Exercise goal
Reproduce the records below exactly as they appear, omitting any pictures they contain.

── Entries provided

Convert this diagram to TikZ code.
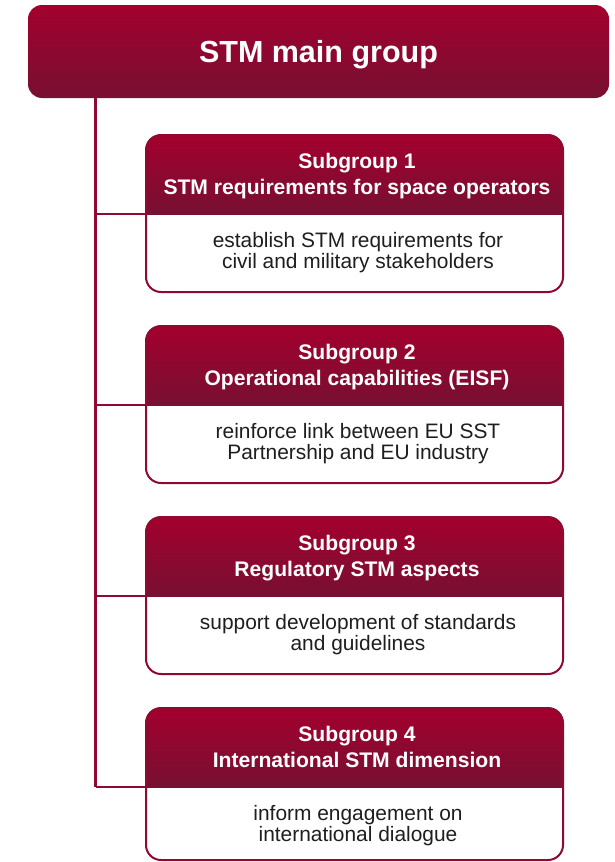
\documentclass[tikz,border=0pt]{standalone}
\usepackage{fontspec}
\setmainfont{Liberation Sans}
\definecolor{redtop}{HTML}{A3002D}
\definecolor{redbot}{HTML}{771032}
\definecolor{edgered}{HTML}{8E0A30}
\definecolor{bodytext}{HTML}{1E1E1E}
\begin{document}
\begin{tikzpicture}[x=1pt,y=-1pt,
  mainbox/.style={rectangle, rounded corners=14pt, top color=redtop, bottom color=redbot,
    draw=none, minimum width=581pt, minimum height=93pt, inner sep=0pt, outer sep=0pt,
    text=white, font=\fontsize{30.5}{36}\selectfont\bfseries, text height=22pt, text depth=0pt},
  frame/.style={rectangle, draw=none, minimum width=417pt, inner sep=0pt, outer sep=0pt},
  htext/.style={anchor=base, text=white, inner sep=0pt, font=\fontsize{21.1}{26}\selectfont\bfseries},
  btext/.style={anchor=base, text=bodytext, inner sep=0pt, font=\fontsize{20.9}{22}\selectfont},
  conn/.style={draw=edgered, line width=2.2pt},
  border/.style={draw=edgered, line width=2pt, rounded corners=15pt}]
\useasboundingbox (0,0) rectangle (615,862);
\fill[white] (0,0) rectangle (615,862);

\node[mainbox] (main) at (318.5,51.5) {STM main group};
\coordinate (trunk) at (95.5,97);

\foreach \i/\T/\H/\ha/\hb/\ba/\bb in {
  1/135/157/Subgroup 1/STM requirements for space operators/establish STM requirements for/civil and military stakeholders,
  2/326/157/Subgroup 2/Operational capabilities (EISF)/reinforce link between EU SST/Partnership and EU industry,
  3/517/157/Subgroup 3/Regulatory STM aspects/support development of standards/and guidelines,
  4/708/152/Subgroup 4/International STM dimension/inform engagement on/international dialogue}{
  \node[frame, minimum height=\H pt] (b\i) at (354.5,\T+\H/2) {};
  \node[frame, minimum height=79pt] (h\i) at (354.5,\T+39.5) {};
  \draw[conn] (trunk |- h\i.south west) -- (h\i.south west);
  \begin{scope}
    \clip[rounded corners=15pt] (b\i.north west) rectangle (b\i.south east);
    \fill[white] (b\i.north west) rectangle (b\i.south east);
    \shade[top color=redtop, bottom color=redbot] (h\i.north west) rectangle (h\i.south east);
  \end{scope}
  \draw[border] (b\i.north west) rectangle (b\i.south east);
  \node[htext] (h\i a) at (357,\T+33) {\ha};
  \node[htext] (h\i b) at (357,\T+59) {\hb};
  \node[btext] (b\i a) at (358,\T+112) {\ba};
  \node[btext] (b\i b) at (358,\T+133) {\bb};
}
\draw[conn] (trunk) -- (trunk |- h4.south west);
\end{tikzpicture}
\end{document}
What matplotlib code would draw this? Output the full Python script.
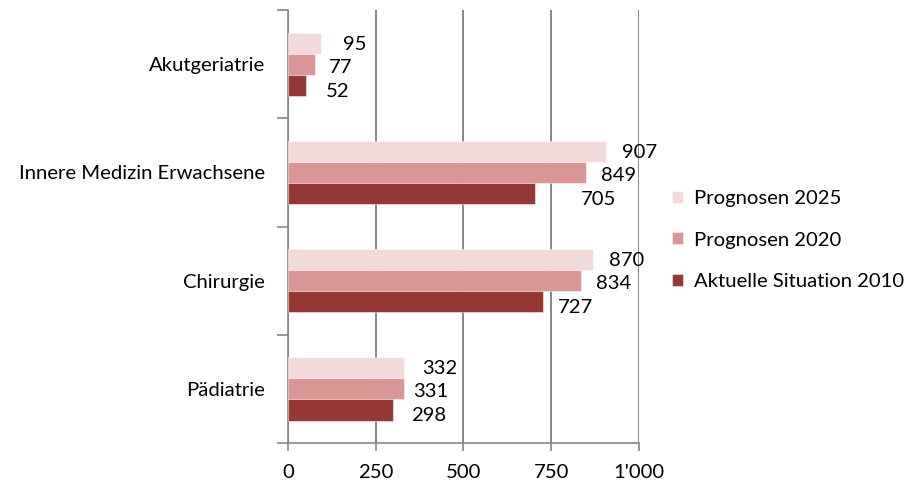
import matplotlib
matplotlib.use("Agg")
import matplotlib.pyplot as plt
import numpy as np

plt.rcParams['font.family'] = ['Lato', 'DejaVu Sans']

categories = ["Akutgeriatrie", "Innere Medizin Erwachsene", "Chirurgie", "Pädiatrie"]
series_names = ["Prognosen 2025", "Prognosen 2020", "Aktuelle Situation 2010"]
prognosen_2025 = [95, 907, 870, 332]
prognosen_2020 = [77, 849, 834, 331]
situation_2010 = [52, 705, 727, 298]
x_ticks = [0, 250, 500, 750, 1000]
x_tick_labels = ["0", "250", "500", "750", "1'000"]

colors = ["#F2DCDB", "#D99694", "#953735"]
# label placement (pixels right of bar end, pixels below bar centre)
label_dx = [[22, 16, 16, 18], [14, 15, 15, 9], [20, 46, 15, 18]]
label_dy = [1, 3, 6]
fs = 14.6

fig = plt.figure(figsize=(9.1, 4.86), dpi=100)
ax = fig.add_axes([0.3165, 0.0885, 0.3855, 0.8905])

values = [prognosen_2025, prognosen_2020, situation_2010]
bar_h = 0.195
pos = np.arange(len(categories))
grid_c = "#868686"

for k, (vals, name, col) in enumerate(zip(values, series_names, colors)):
    y = pos + (k - 1) * bar_h
    bars = ax.barh(y, vals, height=bar_h, color=col, label=name,
                   edgecolor=(1, 1, 1, 0.45), linewidth=0.8, zorder=3)
    for i, (b, v) in enumerate(zip(bars, vals)):
        ax.annotate(str(v), xy=(v, y[i]), xytext=(label_dx[k][i], -label_dy[k]),
                    textcoords="offset pixels", ha="left", va="center",
                    fontsize=fs, color="black")

ax.set_xlim(0, 1000)
ax.set_ylim(len(categories) - 0.5, -0.5)
ax.set_xticks(x_ticks)
ax.set_xticklabels(x_tick_labels, fontsize=fs)
ax.xaxis.grid(True, color=grid_c, linewidth=1.4, zorder=0)
ax.tick_params(axis="x", direction="out", length=6, width=1.2, color=grid_c, pad=9)

ax.set_yticks(np.arange(len(categories) + 1) - 0.5)
ax.set_yticklabels([])
ax.set_yticks(pos, minor=True)
ax.set_yticklabels(categories, minor=True, fontsize=fs)
ax.tick_params(axis="y", which="major", direction="out", length=8, width=1.2, color=grid_c)
ax.tick_params(axis="y", which="minor", length=0, pad=16.5)

for s in ["top", "right"]:
    ax.spines[s].set_visible(False)
for s in ["left", "bottom"]:
    ax.spines[s].set_color(grid_c)
    ax.spines[s].set_linewidth(1.2)

leg = ax.legend(loc="center left", bbox_to_anchor=(1.094, 0.469), frameon=False,
                fontsize=fs, handlelength=0.55, handleheight=0.55, borderpad=0,
                borderaxespad=0, labelspacing=1.2, handletextpad=0.55)

fig.savefig("out.png", dpi=100)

────

Solved exercise
Convert this diagram to TikZ code.
\documentclass[tikz,border=0pt]{standalone}
\usepackage{fontspec}
\setmainfont{Liberation Sans}
\definecolor{redtop}{HTML}{A3002D}
\definecolor{redbot}{HTML}{771032}
\definecolor{edgered}{HTML}{8E0A30}
\definecolor{bodytext}{HTML}{1E1E1E}
\begin{document}
\begin{tikzpicture}[x=1pt,y=-1pt,
  mainbox/.style={rectangle, rounded corners=14pt, top color=redtop, bottom color=redbot,
    draw=none, minimum width=581pt, minimum height=93pt, inner sep=0pt, outer sep=0pt,
    text=white, font=\fontsize{30.5}{36}\selectfont\bfseries, text height=22pt, text depth=0pt},
  frame/.style={rectangle, draw=none, minimum width=417pt, inner sep=0pt, outer sep=0pt},
  htext/.style={anchor=base, text=white, inner sep=0pt, font=\fontsize{21.1}{26}\selectfont\bfseries},
  btext/.style={anchor=base, text=bodytext, inner sep=0pt, font=\fontsize{20.9}{22}\selectfont},
  conn/.style={draw=edgered, line width=2.2pt},
  border/.style={draw=edgered, line width=2pt, rounded corners=15pt}]
\useasboundingbox (0,0) rectangle (615,862);
\fill[white] (0,0) rectangle (615,862);

\node[mainbox] (main) at (318.5,51.5) {STM main group};
\coordinate (trunk) at (95.5,97);

\foreach \i/\T/\H/\ha/\hb/\ba/\bb in {
  1/135/157/Subgroup 1/STM requirements for space operators/establish STM requirements for/civil and military stakeholders,
  2/326/157/Subgroup 2/Operational capabilities (EISF)/reinforce link between EU SST/Partnership and EU industry,
  3/517/157/Subgroup 3/Regulatory STM aspects/support development of standards/and guidelines,
  4/708/152/Subgroup 4/International STM dimension/inform engagement on/international dialogue}{
  \node[frame, minimum height=\H pt] (b\i) at (354.5,\T+\H/2) {};
  \node[frame, minimum height=79pt] (h\i) at (354.5,\T+39.5) {};
  \draw[conn] (trunk |- h\i.south west) -- (h\i.south west);
  \begin{scope}
    \clip[rounded corners=15pt] (b\i.north west) rectangle (b\i.south east);
    \fill[white] (b\i.north west) rectangle (b\i.south east);
    \shade[top color=redtop, bottom color=redbot] (h\i.north west) rectangle (h\i.south east);
  \end{scope}
  \draw[border] (b\i.north west) rectangle (b\i.south east);
  \node[htext] (h\i a) at (357,\T+33) {\ha};
  \node[htext] (h\i b) at (357,\T+59) {\hb};
  \node[btext] (b\i a) at (358,\T+112) {\ba};
  \node[btext] (b\i b) at (358,\T+133) {\bb};
}
\draw[conn] (trunk) -- (trunk |- h4.south west);
\end{tikzpicture}
\end{document}
What matplotlib code would draw this? Output the full Python script.
import matplotlib
matplotlib.use("Agg")
import matplotlib.pyplot as plt
import numpy as np

plt.rcParams['font.family'] = ['Lato', 'DejaVu Sans']

categories = ["Akutgeriatrie", "Innere Medizin Erwachsene", "Chirurgie", "Pädiatrie"]
series_names = ["Prognosen 2025", "Prognosen 2020", "Aktuelle Situation 2010"]
prognosen_2025 = [95, 907, 870, 332]
prognosen_2020 = [77, 849, 834, 331]
situation_2010 = [52, 705, 727, 298]
x_ticks = [0, 250, 500, 750, 1000]
x_tick_labels = ["0", "250", "500", "750", "1'000"]

colors = ["#F2DCDB", "#D99694", "#953735"]
# label placement (pixels right of bar end, pixels below bar centre)
label_dx = [[22, 16, 16, 18], [14, 15, 15, 9], [20, 46, 15, 18]]
label_dy = [1, 3, 6]
fs = 14.6

fig = plt.figure(figsize=(9.1, 4.86), dpi=100)
ax = fig.add_axes([0.3165, 0.0885, 0.3855, 0.8905])

values = [prognosen_2025, prognosen_2020, situation_2010]
bar_h = 0.195
pos = np.arange(len(categories))
grid_c = "#868686"

for k, (vals, name, col) in enumerate(zip(values, series_names, colors)):
    y = pos + (k - 1) * bar_h
    bars = ax.barh(y, vals, height=bar_h, color=col, label=name,
                   edgecolor=(1, 1, 1, 0.45), linewidth=0.8, zorder=3)
    for i, (b, v) in enumerate(zip(bars, vals)):
        ax.annotate(str(v), xy=(v, y[i]), xytext=(label_dx[k][i], -label_dy[k]),
                    textcoords="offset pixels", ha="left", va="center",
                    fontsize=fs, color="black")

ax.set_xlim(0, 1000)
ax.set_ylim(len(categories) - 0.5, -0.5)
ax.set_xticks(x_ticks)
ax.set_xticklabels(x_tick_labels, fontsize=fs)
ax.xaxis.grid(True, color=grid_c, linewidth=1.4, zorder=0)
ax.tick_params(axis="x", direction="out", length=6, width=1.2, color=grid_c, pad=9)

ax.set_yticks(np.arange(len(categories) + 1) - 0.5)
ax.set_yticklabels([])
ax.set_yticks(pos, minor=True)
ax.set_yticklabels(categories, minor=True, fontsize=fs)
ax.tick_params(axis="y", which="major", direction="out", length=8, width=1.2, color=grid_c)
ax.tick_params(axis="y", which="minor", length=0, pad=16.5)

for s in ["top", "right"]:
    ax.spines[s].set_visible(False)
for s in ["left", "bottom"]:
    ax.spines[s].set_color(grid_c)
    ax.spines[s].set_linewidth(1.2)

leg = ax.legend(loc="center left", bbox_to_anchor=(1.094, 0.469), frameon=False,
                fontsize=fs, handlelength=0.55, handleheight=0.55, borderpad=0,
                borderaxespad=0, labelspacing=1.2, handletextpad=0.55)

fig.savefig("out.png", dpi=100)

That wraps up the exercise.